Not looking for someone to tell me what to do, or do my job. I'm seeking methodological or, even better, quantitative, means to choose/justify one SQL database architecture over another where query performance is the priority.
Imagine this: A database holds students' school exam results. By the end of their scholastic career, each person has taken 500 exams. Every exam had 50 multiple-choice questions with answers numbered 1 to 9. Our starting point is a flat-file of records for 20,000 students of the form:
student1, exam1, answer1, answer2,..., answer50
student2, exam1, answer1, answer2,..., answer50
Now we want to compile statistics on who answered what. What percentage of total students who got question x in exam y right, also got question b of exam c right? In other words
SELECT COUNT(*) WHERE response-to-queston-x-on-exam-z=y AND response-to-queston-b-on-exam-d=c
and we want to do this over the web letting researchers specify the questions and answers they query on.
A few possible architectures:
1. Design the database exactly as the flat-file and take the intersection of
SELECT COUNT(*) WHERE (exam=z AND answeri=y)
2. Append all the records for a given student to make one 2,500 column record per student and search
SELECT COUNT(*) WHERE exami_answerj=y AND examb_answerc=d
3. Give each of the possible 25,000 answers to each multiple-choice question a unique 5-digit identifier and its own column, then just signify if that answer was given by a "1" in its column, and search
SELECT COUNT(*) WHERE ansxxxxx AND ansyyyyy
4. Make a separate table for each possible answer with studentID as the key, then take interstection of searches.

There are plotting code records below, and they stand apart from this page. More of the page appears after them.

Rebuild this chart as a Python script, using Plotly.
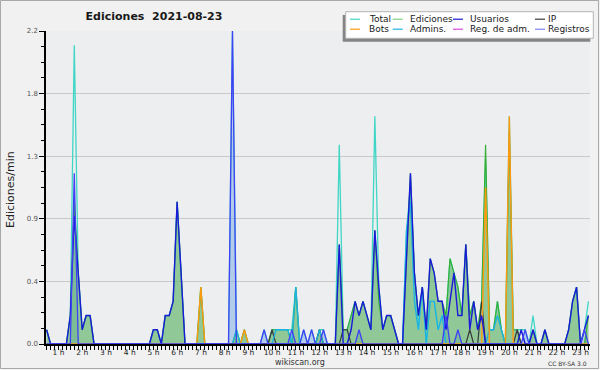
import plotly.graph_objects as go

# ---- time axis: 10-minute slots (slot k -> hour k/6), 00:50 .. 23:40
slot_index = list(range(5, 143))
x_hours = [k / 6 for k in slot_index]

hour_ticks = list(range(1, 24))
hour_labels = [f"{h} h" for h in hour_ticks]
y_tickvals = [0, 0.44, 0.88, 1.32, 1.76, 2.2]
y_ticktext = ["0.0", "0.4", "0.9", "1.3", "1.8", "2.2"]

# ---- series (edits per minute), rows = hour blocks of 10-minute slots
total = (
    [0.1]
    + [0, 0, 0, 0, 0, 0.2]
    + [2.1, 0.5, 0.1, 0.2, 0.2, 0]
    + [0, 0, 0, 0, 0, 0]
    + [0, 0, 0, 0, 0, 0]
    + [0, 0, 0.1, 0.1, 0, 0.2]
    + [0.2, 0.3, 1.0, 0.5, 0, 0]
    + [0, 0, 0.4, 0, 0, 0]
    + [0, 0, 0, 0, 2.2, 0.1]
    + [0, 0.1, 0, 0, 0, 0]
    + [0.1, 0, 0.1, 0.1, 0.1, 0.1]
    + [0.1, 0.1, 0.4, 0, 0.1, 0]
    + [0.1, 0, 0.1, 0.1, 0, 0]
    + [0, 1.4, 0.1, 0.1, 0.2, 0.3]
    + [0.2, 0.3, 0.2, 0.1, 1.6, 0.4]
    + [0.1, 0.2, 0.2, 0.1, 0, 0]
    + [0.8, 1.1, 0.5, 0.1, 0.4, 0]
    + [0.3, 0.3, 0.1, 0.2, 0.2, 0.6]
    + [0.5, 0.4, 0.2, 0.7, 0.2, 0.3]
    + [0.1, 0.3, 1.3, 0.1, 0.1, 0.3]
    + [0.1, 0, 1.6, 0.1, 0.1, 0.1]
    + [0.1, 0, 0.2, 0, 0, 0.1]
    + [0, 0, 0, 0, 0, 0.1]
    + [0.3, 0.4, 0, 0.1, 0.3]
)

ediciones = (
    [0.1]
    + [0, 0, 0, 0, 0, 0.2]
    + [1.0, 0.5, 0.1, 0.2, 0.2, 0]
    + [0, 0, 0, 0, 0, 0]
    + [0, 0, 0, 0, 0, 0]
    + [0, 0, 0.1, 0.1, 0, 0.2]
    + [0.2, 0.3, 1.0, 0.5, 0, 0]
    + [0, 0, 0.4, 0, 0, 0]
    + [0, 0, 0, 0, 0, 0.1]
    + [0, 0.1, 0, 0, 0, 0]
    + [0, 0, 0.1, 0.1, 0.1, 0.1]
    + [0.1, 0, 0.4, 0, 0, 0]
    + [0, 0, 0.1, 0, 0, 0]
    + [0, 0.7, 0.1, 0.1, 0.2, 0.3]
    + [0.2, 0.3, 0.2, 0.1, 0.8, 0.3]
    + [0.1, 0.2, 0.2, 0.1, 0, 0]
    + [0.6, 1.2, 0.5, 0.2, 0.4, 0.1]
    + [0.6, 0.5, 0.3, 0.3, 0.2, 0.6]
    + [0.5, 0.4, 0.2, 0.7, 0.2, 0.3]
    + [0.1, 0.3, 1.4, 0.1, 0.1, 0.3]
    + [0.1, 0, 1.5, 0.1, 0.1, 0]
    + [0, 0, 0.1, 0, 0, 0.1]
    + [0, 0, 0, 0, 0, 0.1]
    + [0.3, 0.4, 0, 0, 0.2]
)

usuarios = (
    [0.1]
    + [0, 0, 0, 0, 0, 0.2]
    + [0.9, 0.5, 0.1, 0.2, 0.2, 0]
    + [0, 0, 0, 0, 0, 0]
    + [0, 0, 0, 0, 0, 0]
    + [0, 0, 0.1, 0.1, 0, 0.2]
    + [0.2, 0.3, 1.0, 0.5, 0, 0]
    + [0, 0, 0, 0, 0, 0]
    + [0, 0, 0, 0, 0, 0]
    + [0, 0, 0, 0, 0, 0]
    + [0, 0, 0, 0, 0, 0]
    + [0, 0, 0, 0, 0, 0]
    + [0, 0, 0, 0, 0, 0]
    + [0, 0.7, 0, 0, 0.1, 0.3]
    + [0.2, 0.3, 0.2, 0.1, 0.8, 0.4]
    + [0.1, 0.2, 0.2, 0.1, 0, 0]
    + [0.6, 1.2, 0.5, 0.2, 0.4, 0.1]
    + [0.6, 0.5, 0.3, 0.3, 0.1, 0.3]
    + [0.5, 0.2, 0.2, 0.7, 0.1, 0.3]
    + [0.1, 0.2, 0, 0, 0, 0]
    + [0, 0, 0, 0, 0, 0.1]
    + [0, 0, 0.1, 0, 0, 0.1]
    + [0, 0, 0, 0, 0, 0.1]
    + [0.3, 0.4, 0, 0.1, 0.2]
)

ip = (
    [0]
    + [0] * 6 + [0] * 6 + [0] * 6 + [0] * 6 + [0] * 6 + [0] * 6 + [0] * 6
    + [0, 0, 0, 0, 0, 0]
    + [0, 0, 0, 0, 0, 0]
    + [0, 0, 0.1, 0, 0, 0]
    + [0, 0, 0, 0, 0, 0]
    + [0, 0, 0.1, 0, 0, 0]
    + [0, 0, 0.1, 0.1, 0, 0]
    + [0, 0, 0, 0, 0, 0]
    + [0, 0, 0, 0, 0, 0]
    + [0, 0, 0, 0, 0, 0]
    + [0, 0, 0, 0, 0, 0]
    + [0, 0, 0, 0, 0.1, 0]
    + [0, 0.3, 0, 0, 0, 0]
    + [0, 0, 0, 0, 0.1, 0]
    + [0, 0, 0, 0, 0, 0]
    + [0, 0, 0, 0, 0, 0]
    + [0, 0, 0, 0, 0]
)

bots = (
    [0]
    + [0] * 6 + [0] * 6 + [0] * 6 + [0] * 6 + [0] * 6 + [0] * 6
    + [0, 0, 0.4, 0, 0, 0]
    + [0, 0, 0, 0, 0, 0]
    + [0, 0.1, 0, 0, 0, 0]
    + [0] * 6 + [0] * 6 + [0] * 6 + [0] * 6 + [0] * 6 + [0] * 6 + [0] * 6
    + [0] * 6 + [0] * 6
    + [0, 0, 1.1, 0, 0, 0]
    + [0, 0, 1.6, 0, 0, 0]
    + [0] * 6 + [0] * 6
    + [0, 0, 0, 0, 0]
)

admins = (
    [0]
    + [0] * 6 + [0] * 6 + [0] * 6 + [0] * 6 + [0] * 6 + [0] * 6 + [0] * 6
    + [0, 0, 0, 0, 0, 0.1]
    + [0, 0, 0, 0, 0, 0]
    + [0, 0, 0, 0.1, 0.1, 0.1]
    + [0.1, 0, 0.4, 0, 0, 0]
    + [0, 0, 0.1, 0, 0, 0]
    + [0] * 6 + [0] * 6 + [0] * 6
    + [0.8, 1.0, 0.3, 0.1, 0.4, 0]
    + [0.3, 0.3, 0.1, 0.2, 0, 0]
    + [0, 0, 0, 0, 0, 0]
    + [0, 0, 0, 0.1, 0.1, 0.2]
    + [0.1, 0, 0, 0, 0, 0]
    + [0] * 6 + [0] * 6
    + [0, 0, 0, 0, 0]
)

reg_adm = [0] * 138

registros = (
    [0]
    + [0, 0, 0, 0, 0, 0]
    + [1.2, 0, 0, 0, 0, 0]
    + [0] * 6 + [0] * 6 + [0] * 6 + [0] * 6 + [0] * 6
    + [0, 0, 0, 0, 2.2, 0]
    + [0, 0, 0, 0, 0, 0]
    + [0.1, 0, 0, 0, 0, 0]
    + [0, 0.1, 0, 0, 0.1, 0]
    + [0.1, 0, 0, 0.1, 0, 0]
    + [0, 0, 0, 0, 0, 0]
    + [0.1, 0, 0, 0, 0, 0]
    + [0, 0, 0, 0, 0, 0]
    + [0, 0, 0, 0, 0, 0]
    + [0, 0, 0, 0, 0.2, 0]
    + [0, 0.1, 0, 0, 0, 0]
    + [0, 0, 0, 0, 0, 0]
    + [0, 0, 0, 0, 0, 0]
    + [0.1, 0, 0, 0, 0, 0]
    + [0, 0, 0, 0, 0, 0]
    + [0, 0, 0, 0.1, 0]
)

legend_names = ["Total", "Ediciones", "Usuarios", "IP",
                "Bots", "Admins.", "Reg. de adm.", "Registros"]

# ---- colours
C_TOTAL = "#3fd6c6"
C_EDIC = "#34b034"
C_USU = "#1a1ad8"
C_IP = "#3a3a3a"
C_BOTS = "#ff9a10"
C_ADM = "#1cb2e2"
C_REGADM = "#d448e0"
C_REG = "#4040f6"
legend_colors = [C_TOTAL, "#80d080", C_USU, C_IP, C_BOTS, C_ADM, C_REGADM, "#8080f0"]

FONT = "DejaVu Sans"
W, H = 600, 370
L, R, T, B = 46, 10, 31, 26
PW, PH = W - L - R, H - T - B


def pxx(px):
    return (px - L) / PW


def pxy(py):
    return (H - B - py) / PH


fig = go.Figure()

# filled areas
fig.add_trace(go.Scatter(x=x_hours, y=registros, mode="lines", line=dict(width=0),
                         fill="tozeroy", fillcolor="rgba(120,170,225,0.5)",
                         showlegend=False, hoverinfo="skip"))
fig.add_trace(go.Scatter(x=x_hours, y=ediciones, mode="lines", line=dict(width=0),
                         fill="tozeroy", fillcolor="rgba(100,182,110,0.68)",
                         showlegend=False, hoverinfo="skip"))

# lines
for name, ys, col, w in [
    ("Reg. de adm.", reg_adm, C_REGADM, 1.2),
    ("Total", total, C_TOTAL, 1.3),
    ("Ediciones", ediciones, C_EDIC, 1.2),
    ("IP", ip, C_IP, 1.2),
    ("Admins.", admins, C_ADM, 1.3),
    ("Bots", bots, C_BOTS, 1.4),
    ("Usuarios", usuarios, C_USU, 1.4),
    ("Registros", registros, C_REG, 1.3),
]:
    fig.add_trace(go.Scatter(x=x_hours, y=ys, mode="lines", name=name,
                             line=dict(color=col, width=w), showlegend=False))

shapes = []
# outer frame
shapes.append(dict(type="rect", xref="paper", yref="paper",
                   x0=pxx(0.5), x1=pxx(598.5), y0=pxy(0.5), y1=pxy(368.5),
                   line=dict(color="#a8a8a8", width=1), layer="below"))
# legend shadow + box
shapes.append(dict(type="rect", xref="paper", yref="paper",
                   x0=pxx(342.7), x1=pxx(590.3), y0=pxy(15), y1=pxy(41.7),
                   line=dict(width=0), fillcolor="#858585"))
shapes.append(dict(type="rect", xref="paper", yref="paper",
                   x0=pxx(345.7), x1=pxx(593.3), y0=pxy(11.7), y1=pxy(38.3),
                   line=dict(color="#b4b4b4", width=1), fillcolor="#ffffff"))

annotations = []
col_sym = [350, 392.7, 453, 535]
col_txt = [366.5, 408.3, 468.3, 545.5]
row_y = [19.2, 29.2]
for i, (nm, col) in enumerate(zip(legend_names, legend_colors)):
    r, c = divmod(i, 4)
    shapes.append(dict(type="line", xref="paper", yref="paper",
                       x0=pxx(col_sym[c]), x1=pxx(col_sym[c] + 10),
                       y0=pxy(row_y[r]), y1=pxy(row_y[r]),
                       line=dict(color=col, width=1.2)))
    annotations.append(dict(xref="paper", yref="paper", x=pxx(col_txt[c]), y=pxy(row_y[r]),
                            text=nm, showarrow=False, xanchor="left", yanchor="middle",
                            font=dict(family=FONT, size=9, color="#1a1a1a")))

annotations.append(dict(xref="paper", yref="paper", x=pxx(10), y=pxy(190),
                        text="Ediciones/min", textangle=-90, showarrow=False,
                        xanchor="center", yanchor="middle",
                        font=dict(family=FONT, size=11, color="#222")))
annotations.append(dict(xref="paper", yref="paper", x=pxx(300), y=pxy(362),
                        text="wikiscan.org", showarrow=False,
                        xanchor="center", yanchor="middle",
                        font=dict(family=FONT, size=8, color="#333")))
annotations.append(dict(xref="paper", yref="paper", x=pxx(589), y=pxy(363),
                        text="CC BY-SA 3.0", showarrow=False,
                        xanchor="right", yanchor="middle",
                        font=dict(family=FONT, size=6, color="#333")))

fig.update_layout(
    width=W, height=H,
    margin=dict(l=L, r=R, t=T, b=B, pad=0),
    paper_bgcolor="#f1f1f1", plot_bgcolor="#edeef0",
    title=dict(text="Ediciones\u00a0\u00a02021-08-23", x=pxx(154), xref="paper",
               xanchor="center", y=1 - 16.5 / H, yanchor="middle",
               font=dict(family=FONT, size=11, color="#1a1a1a", weight="bold")),
    showlegend=False,
    shapes=shapes, annotations=annotations,
    xaxis=dict(range=[4.85 / 6, 142.4 / 6], tickvals=hour_ticks, ticktext=hour_labels,
               ticks="outside", ticklen=4, tickcolor="#000", tickwidth=1,
               showline=True, linecolor="#000", linewidth=1.5,
               showgrid=False, zeroline=False,
               tickfont=dict(family=FONT, size=7.5, color="#222"),
               ticklabelshift=8, ticklabelstandoff=-4,
               minor=dict(dtick=1 / 6, tick0=0, ticks="outside", ticklen=4,
                          tickcolor="#000", tickwidth=1, showgrid=False)),
    yaxis=dict(range=[0, 2.2], tickvals=y_tickvals, ticktext=y_ticktext,
               ticks="outside", ticklen=5, tickcolor="#000", tickwidth=1,
               showline=True, linecolor="#000", linewidth=1.5,
               showgrid=True, gridcolor="#c9c9c9", gridwidth=1, zeroline=False,
               tickfont=dict(family=FONT, size=7, color="#555"),
               minor=dict(dtick=0.11, tick0=0, ticks="outside", ticklen=3,
                          tickcolor="#000", tickwidth=1, showgrid=False)),
)

fig.write_html("out.html", config={"displayModeBar": False})

# remove the browser's default page margin so the figure sits at (0, 0)
with open("out.html", "r", encoding="utf-8") as fh:
    page = fh.read()
page = page.replace("<head>", "<head><style>html,body{margin:0;padding:0;overflow:hidden;}</style>", 1)
with open("out.html", "w", encoding="utf-8") as fh:
    fh.write(page)
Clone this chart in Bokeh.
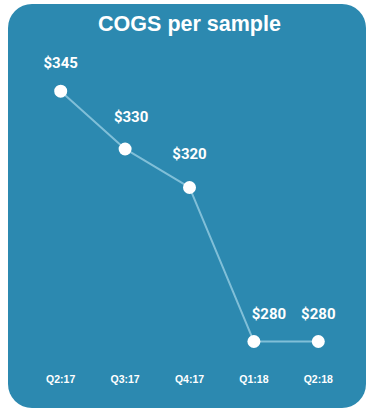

5. Make a separate table for each question, leaving the multiple-choice answer in the 2,500 tables and searching for the desired answer
But as I said, I'm hoping for some method or analysis by which to make/justify the choice. "I think XXX would be best" won't impress my boss much. Is there a way to choose - preferably quantitatively? Or does one just have to build, benchmark, and repeat?